Taking the Style out of HTML
CSS styles are great, but then, if your reading this you hopefully have already learnt some of the nice things it can do.
This little tutorial will show you how to take the styles you may have just
been learning and playing with and export them to an External Style
Sheet. This will not only reduce the amount of code on a specific
page, it will also mean one file can apply to a whole site, therefore you
make a change to that one file and it makes the changes across the whole site!
So, lets take something nice and simple, one little style affecting one tag.
Were going to say that we have applied the style font-size: 150%; to
an <H2> tag, this will just make the text look a bit bigger
than usual (while being relative to the font size being used, better accessability
than using pt’s).
To achieve this on a single page we could either use:
<H2 style="font-size:150%;">Text that is 150% the normal
size of H2</h2>
Which is Inline Styling, which would mean we had to type
that every time we wanted an H2 tag to be bigger. Else we might have it set
in the <head> of the HTML page like this:
<head>
<title>Blah</title>
<style type="text/css">
<!--
H2{font-size:150%;}
-->
</style>
</head>
This I call Document Level Styling (I’m sure there’s a proper
name for it but I can’t remember right now) and would apply the bigger font
size to all uses of the <h2> tag in that one HTML page.

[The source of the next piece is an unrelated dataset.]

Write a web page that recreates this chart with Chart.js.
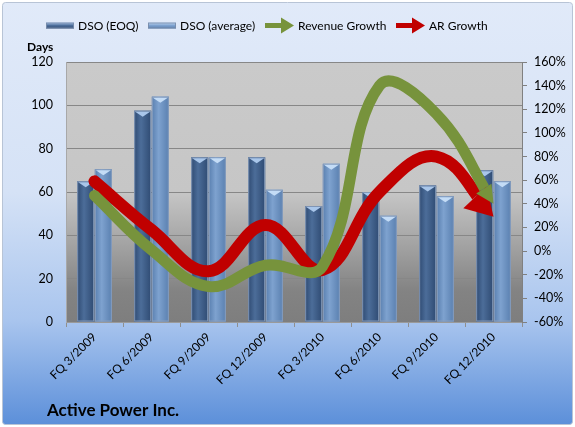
<!DOCTYPE html>
<html>
<head>
<meta charset="utf-8">
<script src="https://cdn.jsdelivr.net/npm/chart.js@4.4.0/dist/chart.umd.min.js"></script>
<style>
  html, body { margin: 0; padding: 0; background: #fff; }
</style>
</head>
<body>
<canvas id="dsoChart" width="575" height="427"></canvas>
<script>
// values
const quarters = ["FQ 3/2009", "FQ 6/2009", "FQ 9/2009", "FQ 12/2009",
                  "FQ 3/2010", "FQ 6/2010", "FQ 9/2010", "FQ 12/2010"];
const dsoEoq = [65, 97.5, 76, 76, 53.5, 60, 63, 70];
const dsoAverage = [70.5, 104, 76, 61, 73, 49, 58, 65];
const revenueGrowth = [47, 1, -30, -12, -13, 140, 116, 40];
const arGrowth = [59, 18, -17, 22, -16, 50, 80, 29];
const daysRange = [0, 120];
const growthRange = [-60, 160];

const FONT = "Lato, 'Open Sans', sans-serif";

// bar looks: edge, middle, cap
const barLooks = {
  "DSO (EOQ)": ["#2f4b73", "#4c6d99", "#a9c6ea"],
  "DSO (average)": ["#5a80b0", "#7ea2cf", "#c4dcf6"]
};

const backdrop = {
  id: "backdrop",
  beforeDraw(chart) {
    const { ctx, chartArea: a } = chart;
    ctx.save();
    ctx.fillStyle = "#fff";
    ctx.fillRect(0, 0, chart.width, chart.height);
    const g = ctx.createLinearGradient(0, 0, 0, chart.height);
    g.addColorStop(0, "#e1eaf9");
    g.addColorStop(0.45, "#d5e2f6");
    g.addColorStop(0.75, "#a9c5ee");
    g.addColorStop(1, "#5a8ed9");
    ctx.beginPath();
    ctx.roundRect(2.5, 2.5, chart.width - 5, chart.height - 5, 3);
    ctx.fillStyle = g;
    ctx.fill();
    ctx.strokeStyle = "#b8c4d6";
    ctx.lineWidth = 1;
    ctx.stroke();

    const pg = ctx.createLinearGradient(0, a.top, 0, a.bottom);
    pg.addColorStop(0, "#cacaca");
    pg.addColorStop(0.5, "#c6c6c6");
    pg.addColorStop(0.72, "#a0a0a0");
    pg.addColorStop(0.88, "#838383");
    pg.addColorStop(1, "#7e7e7e");
    ctx.fillStyle = pg;
    ctx.fillRect(a.left, a.top, a.width, a.height);
    ctx.restore();
  }
};

const barShade = {
  id: "barShade",
  afterDatasetDraw(chart, args) {
    const ds = chart.data.datasets[args.index];
    if (ds.type !== "bar") return;
    const [edge, mid, cap] = barLooks[ds.label];
    const ctx = chart.ctx;
    ctx.save();
    args.meta.data.forEach((bar) => {
      const { x, y, base, width } = bar.getProps(["x", "y", "base", "width"], true);
      const l = x - width / 2;
      const g = ctx.createLinearGradient(l, 0, l + width, 0);
      g.addColorStop(0, edge);
      g.addColorStop(0.4, mid);
      g.addColorStop(1, edge);
      ctx.fillStyle = g;
      ctx.fillRect(l, y, width, base - y);
      ctx.strokeStyle = "rgba(140,160,190,0.9)";
      ctx.lineWidth = 1;
      ctx.strokeRect(l + 0.5, y + 0.5, width - 1, base - y - 1);
      ctx.beginPath();
      ctx.moveTo(l + 1, y + 1);
      ctx.lineTo(l + width - 1, y + 1);
      ctx.lineTo(x, y + 6);
      ctx.closePath();
      ctx.fillStyle = cap;
      ctx.fill();
    });
    ctx.restore();
  }
};

function headOf(meta, len) {
  const pts = meta.data;
  const p = pts[pts.length - 1];
  let cx = p.cp1x, cy = p.cp1y;
  if (cx === undefined || (Math.abs(cx - p.x) < 0.01 && Math.abs(cy - p.y) < 0.01)) {
    cx = pts[pts.length - 2].x;
    cy = pts[pts.length - 2].y;
  }
  let dx = p.x - cx, dy = p.y - cy;
  const d = Math.hypot(dx, dy);
  dx /= d; dy /= d;
  return { px: p.x, py: p.y, dx, dy, bx: p.x - dx * len, by: p.y - dy * len };
}

const arrowHeads = {
  id: "arrowHeads",
  beforeDatasetDraw(chart, args) {
    const ds = chart.data.datasets[args.index];
    if (ds.type !== "line") return;
    const h = headOf(args.meta, ds.headLength);
    const ctx = chart.ctx;
    const nx = -h.dy, ny = h.dx, R = 3000;
    ctx.save();
    ctx.beginPath();
    ctx.moveTo(h.bx + nx * R, h.by + ny * R);
    ctx.lineTo(h.bx + nx * R - h.dx * R, h.by + ny * R - h.dy * R);
    ctx.lineTo(h.bx - nx * R - h.dx * R, h.by - ny * R - h.dy * R);
    ctx.lineTo(h.bx - nx * R, h.by - ny * R);
    ctx.closePath();
    ctx.clip();
  },
  afterDatasetDraw(chart, args) {
    const ds = chart.data.datasets[args.index];
    if (ds.type !== "line") return;
    const ctx = chart.ctx;
    ctx.restore();
    const h = headOf(args.meta, ds.headLength);
    const nx = -h.dy, ny = h.dx, w = ds.headWidth;
    ctx.save();
    ctx.beginPath();
    ctx.moveTo(h.px, h.py);
    ctx.lineTo(h.bx + nx * w, h.by + ny * w);
    ctx.lineTo(h.bx - nx * w, h.by - ny * w);
    ctx.closePath();
    ctx.fillStyle = ds.borderColor;
    ctx.fill();
    ctx.restore();
  }
};

const labelsAndLegend = {
  id: "labelsAndLegend",
  afterDraw(chart) {
    const ctx = chart.ctx;
    ctx.save();
    ctx.textBaseline = "middle";
    ctx.fillStyle = "#000";
    ctx.font = "bold 12px " + FONT;
    ctx.fillText("Days", 27, 47);
    ctx.font = "bold 17px " + FONT;
    ctx.textBaseline = "alphabetic";
    ctx.fillText("Active Power Inc.", 47, 416);

    // legend
    const ds = chart.data.datasets;
    const items = [
      { ds: ds[0], icon: 46, text: 78 },
      { ds: ds[1], icon: 148, text: 180 },
      { ds: ds[2], icon: 265, text: 298 },
      { ds: ds[3], icon: 396, text: 429 }
    ];
    const cy = 25.5;
    items.forEach((it) => {
      if (it.ds.type === "bar") {
        const [edge, mid, cap] = barLooks[it.ds.label];
        const g = ctx.createLinearGradient(0, cy - 3, 0, cy + 3);
        g.addColorStop(0, cap);
        g.addColorStop(0.5, mid);
        g.addColorStop(1, edge);
        ctx.fillStyle = g;
        ctx.fillRect(it.icon, cy - 3, 28, 6);
        ctx.strokeStyle = "rgba(120,140,170,0.9)";
        ctx.lineWidth = 1;
        ctx.strokeRect(it.icon + 0.5, cy - 2.5, 27, 5);
      } else {
        ctx.strokeStyle = it.ds.borderColor;
        ctx.lineWidth = 5;
        ctx.beginPath();
        ctx.moveTo(it.icon, cy);
        ctx.lineTo(it.icon + 18, cy);
        ctx.stroke();
        ctx.beginPath();
        ctx.moveTo(it.icon + 29, cy);
        ctx.lineTo(it.icon + 16, cy - 8);
        ctx.lineTo(it.icon + 16, cy + 8);
        ctx.closePath();
        ctx.fillStyle = it.ds.borderColor;
        ctx.fill();
      }
      ctx.fillStyle = "#000";
      ctx.font = "12px " + FONT;
      ctx.textBaseline = "middle";
      ctx.fillText(it.ds.label, it.text, cy + 1);
    });
    ctx.restore();
  }
};

new Chart(document.getElementById("dsoChart"), {
  data: {
    labels: quarters,
    datasets: [
      {
        type: "bar",
        label: "DSO (EOQ)",
        data: dsoEoq,
        yAxisID: "days",
        backgroundColor: "#4c6d99",
        categoryPercentage: 0.62,
        barPercentage: 0.96,
        order: 3
      },
      {
        type: "bar",
        label: "DSO (average)",
        data: dsoAverage,
        yAxisID: "days",
        backgroundColor: "#7ea2cf",
        categoryPercentage: 0.62,
        barPercentage: 0.96,
        order: 4
      },
      {
        type: "line",
        label: "Revenue Growth",
        data: revenueGrowth,
        yAxisID: "growth",
        borderColor: "#77933c",
        borderWidth: 11,
        tension: 0.4,
        pointRadius: 0,
        borderCapStyle: "round",
        headLength: 18,
        headWidth: 9,
        order: 1
      },
      {
        type: "line",
        label: "AR Growth",
        data: arGrowth,
        yAxisID: "growth",
        borderColor: "#c00000",
        borderWidth: 12,
        tension: 0.4,
        pointRadius: 0,
        borderCapStyle: "round",
        headLength: 27,
        headWidth: 16,
        order: 2
      }
    ]
  },
  options: {
    responsive: false,
    animation: false,
    devicePixelRatio: 1,
    layout: { padding: { top: 62, left: 0, right: 0, bottom: 0 } },
    plugins: {
      legend: { display: false },
      tooltip: { enabled: false }
    },
    scales: {
      x: {
        offset: true,
        grid: {
          offset: true,
          drawOnChartArea: false,
          tickLength: 5,
          color: "#8f8f8f"
        },
        border: { color: "#9a9a9a" },
        ticks: {
          minRotation: 45,
          maxRotation: 45,
          color: "#000",
          font: { family: FONT, size: 12 }
        },
        afterFit(scale) { scale.height = 105; }
      },
      days: {
        position: "left",
        min: daysRange[0],
        max: daysRange[1],
        ticks: {
          stepSize: 20,
          padding: 13,
          color: "#000",
          font: { family: FONT, size: 12.5 }
        },
        grid: { color: "#878787", drawTicks: false },
        border: { color: "#a8a8a8" },
        afterFit(scale) { scale.width = 66; }
      },
      growth: {
        position: "right",
        min: growthRange[0],
        max: growthRange[1],
        ticks: {
          stepSize: 20,
          padding: 7,
          color: "#000",
          font: { family: FONT, size: 12.5 },
          callback: (v) => v + "%"
        },
        grid: { drawOnChartArea: false, tickLength: 5, color: "#808080" },
        border: { color: "#808080" },
        afterFit(scale) { scale.width = 53; }
      }
    }
  },
  plugins: [backdrop, barShade, arrowHeads, labelsAndLegend]
});
</script>
</body>
</html>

This is all fine and dandy, however, you can probably already see the advantage
of the Document level styling over the Inline styling. You can set the style
once for the whole page rather than having to add it each time.
We can take this to the next stage, taking the CSS to
a completely separate file all on its own. We then tell the HTML page to look
at this separate file and use it as if the styles were within the HTML page
itself. Many pages looking at one reference file sounds quite desirable, saves
making changes to them all and once its been downloaded for the first page its
still there for all the other pages that use it.
Anyway, enough of the theory and reasoning, how do we actually do it?
Well, much in the same way as the document level styling, take the actually
styles themselves, that’s the H2{font-size:150%;} bit in this
case and stick it in a blank txt file all on its own. You don’t need any HTML
tags or anything round it, put that one bit of code above in a blank file
completely alone.
Now you need to save the file as a CSS file, this is simple enough, just
give it a name with .css as the file extension. In this case call it bigh2.css.
Now, put that file in the same folder as your other HTML pages and forget
about it for a bit. Open up an HTML page you want to use that style on in
your favorite editor. If its Dreamweaver or something then make sure your
in code mode!
Now, goto the <head> of your document and enter the following
tag:
<link rel="stylesheet" href="bigh2.css" type="text/css"
/>
This tag is basically saying, use(link) this stylesheet called
bigh2.css as a Cascading Style Sheet file. The /
at the end is for XHTML compliance which says all singular tags must end in
/> to close them.
Now, make sure you’ve used <H2> somewhere in your page,
save it to the normal folder and open it up in your browser.
There you should see any text in any H2’s is 150% its usual size. Go on and
expand on the idea, add more styles to your .css file and you’ll be laughing!!